EVLİYÂ
HAYÂTINDAN SAHÎFELER
Anadolu'da yetişen velîlerden Taşkesenli İbrâhim Efendi (rahmetullahi
teâlâ aleyh) hazretlerini sevenlerden Agıt Bey şöyle anlatır: “Bir akşam bâzı
sürgün arkadaşlarla birlikte İbrâhim Efendiyi ziyârete gittik. Hepimiz sıkıntılı
ve geleceğimizin ne olacağı merâkı ve endişesi içinde sohbeti dinliyorduk. Bir
süre sonra bizlere; “Hiç üzülmeyin, yakında hepiniz evlerinize gideceksiniz.

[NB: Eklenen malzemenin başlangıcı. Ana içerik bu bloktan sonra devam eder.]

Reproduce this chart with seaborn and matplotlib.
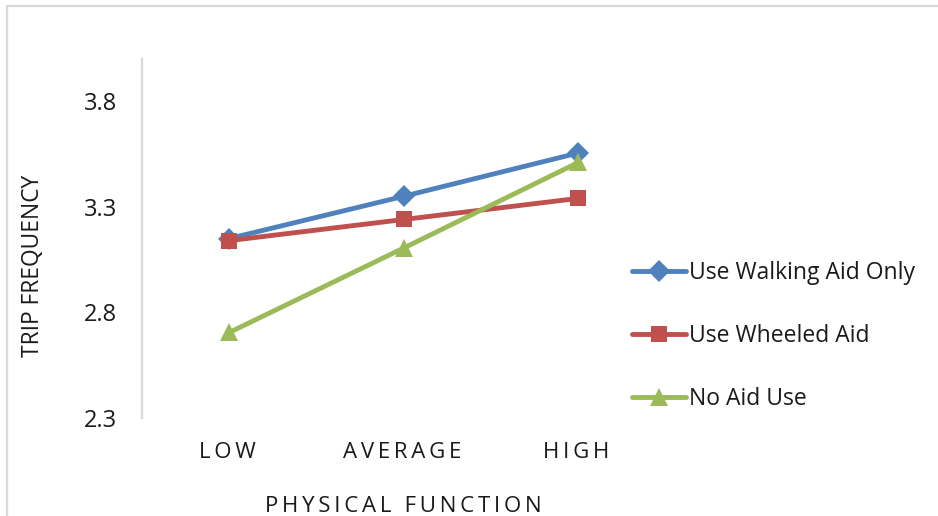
import matplotlib
matplotlib.use("Agg")
import matplotlib.pyplot as plt
from matplotlib.lines import Line2D
import seaborn as sns
import pandas as pd

# Mean trip frequency by physical-function level and mobility-aid group
levels = ["LOW", "AVERAGE", "HIGH"]
walking_aid_only = [3.15, 3.35, 3.555]
wheeled_aid = [3.14, 3.24, 3.34]
no_aid_use = [2.705, 3.105, 3.51]

series_names = ["Use Walking Aid Only", "Use Wheeled Aid", "No Aid Use"]
series_values = [walking_aid_only, wheeled_aid, no_aid_use]
colors = ["#4F81BD", "#C0504D", "#9BBB59"]
markers = ["D", "s", "^"]
marker_sizes = [11.5, 12, 13]

yticks = [2.3, 2.8, 3.3, 3.8]

THIN = "\u2009"


def tracked(text, trailing=False):
    """Spread capital letters apart with thin spaces."""
    words = [THIN.join(word) for word in text.split(" ")]
    out = (THIN + " " + THIN).join(words)
    return out + THIN if trailing else out


rows = []
for name, vals in zip(series_names, series_values):
    for i, v in enumerate(vals):
        rows.append({"level": i, "group": name, "freq": v})
df = pd.DataFrame(rows)

sns.set_theme(style="white")
plt.rcParams["font.family"] = ["Open Sans", "DejaVu Sans"]

fig = plt.figure(figsize=(9.38, 5.16), dpi=100)
ax = fig.add_axes([142 / 938, 1 - 418 / 516, (665.5 - 142) / 938, (418 - 59) / 516])

for name, col, mk, ms in zip(series_names, colors, markers, marker_sizes):
    sub = df[df["group"] == name]
    sns.lineplot(data=sub, x="level", y="freq", ax=ax, color=col, linewidth=3.5,
                 marker=mk, markersize=ms, markeredgewidth=0, label=name,
                 legend=False)

ax.set_xlim(-0.5, 2.5)
ax.set_ylim(2.3, 4.0)
ax.set_xticks(range(len(levels)))
ax.set_xticklabels([tracked(s, trailing=True) for s in levels], fontsize=16,
                   color="#1a1a1a")
ax.set_yticks(yticks)
ax.set_yticklabels([f"{t:.1f}" for t in yticks], fontsize=17, color="#1a1a1a")
ax.tick_params(axis="x", length=0, pad=17)
ax.tick_params(axis="y", length=0, pad=18)

for side in ["top", "right", "bottom"]:
    ax.spines[side].set_visible(False)
ax.spines["left"].set_color("#d9d9d9")
ax.spines["left"].set_linewidth(1.6)
ax.grid(False)

ax.set_ylabel("TRIP FREQUENCY", fontsize=16.4, color="#1a1a1a")
ax.yaxis.set_label_coords(-0.185, 0.425)
ax.set_xlabel(tracked("PHYSICAL FUNCTION"), fontsize=16, color="#1a1a1a",
              labelpad=24)

handles = [Line2D([0], [0], color=c, linewidth=3.5, marker=m, markersize=ms,
                  markeredgewidth=0)
           for c, m, ms in zip(colors, markers, marker_sizes)]
fig.legend(handles, series_names, loc="center left",
           bbox_to_anchor=(611 / 938, 1 - 336 / 516), frameon=False,
           fontsize=16.5, handlelength=2.36, handletextpad=0.15,
           labelspacing=1.72, labelcolor="#1a1a1a")

# Light frame along the top and left of the chart area
fig.add_artist(Line2D([6.5 / 938, 6.5 / 938], [0, 1 - 5.5 / 516],
                      transform=fig.transFigure, color="#d9d9d9", linewidth=1.6))
fig.add_artist(Line2D([6.5 / 938, 1], [1 - 5.5 / 516, 1 - 5.5 / 516],
                      transform=fig.transFigure, color="#d9d9d9", linewidth=1.6))

fig.savefig("out.png", dpi=100, facecolor="white")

Çoluk çocuğunuzla refah içinde yaşıyacaksınız. Ben de geleceğim, ancak ne zaman
ve nasıl geleceğimi söyleyemem” dedi. Birkaç gün sonra vefât etti ve Demirci'de
defnedildi. "Ben de gelirim." deyip burada kalışına, hepimiz hayret ettik. Bir
süre sonra biz evlerimize gönderildik. "Ben de gelirim." sözünün mânâsını ancak
yirmi yedi sene sonra naaşının nakli sırasında anladık.”
İbrâhim
Efendi (H.1346) senesinde Demirci’de vefât etti ve buraya defnedildi. Sevenleri
tarafından üzerine bir türbe yaptırıldı. 1954 senesinde türbenin bulunduğu
yerden yol geçeceği için, kabrin nakli gerekti. Durum oğlu Abdülkuddüs Efendiye
bildirildi ve izin istendi. Abdülkuddüs Efendi, babasının naaşını Erzurum’a
nakledeceğini bildirerek, yola çıktı. Kalabalık bir cemâat ile kabir açıldı. 27
sene toprak altında kalan İbrâhim Efendinin kefeninde en ufak bir leke yoktu.
Durum Erzurum ve Demirci'de büyük yankı uyandırdı. Taşkesenli Şeyh Ahmed
Efendinin oğlu Şeyh Mehmed Sırrı Efendinin nezâretinde ve büyük bir cemâatle
Taşkesen köyüne defnedildi. Kabri ziyâretgâh mahallidir.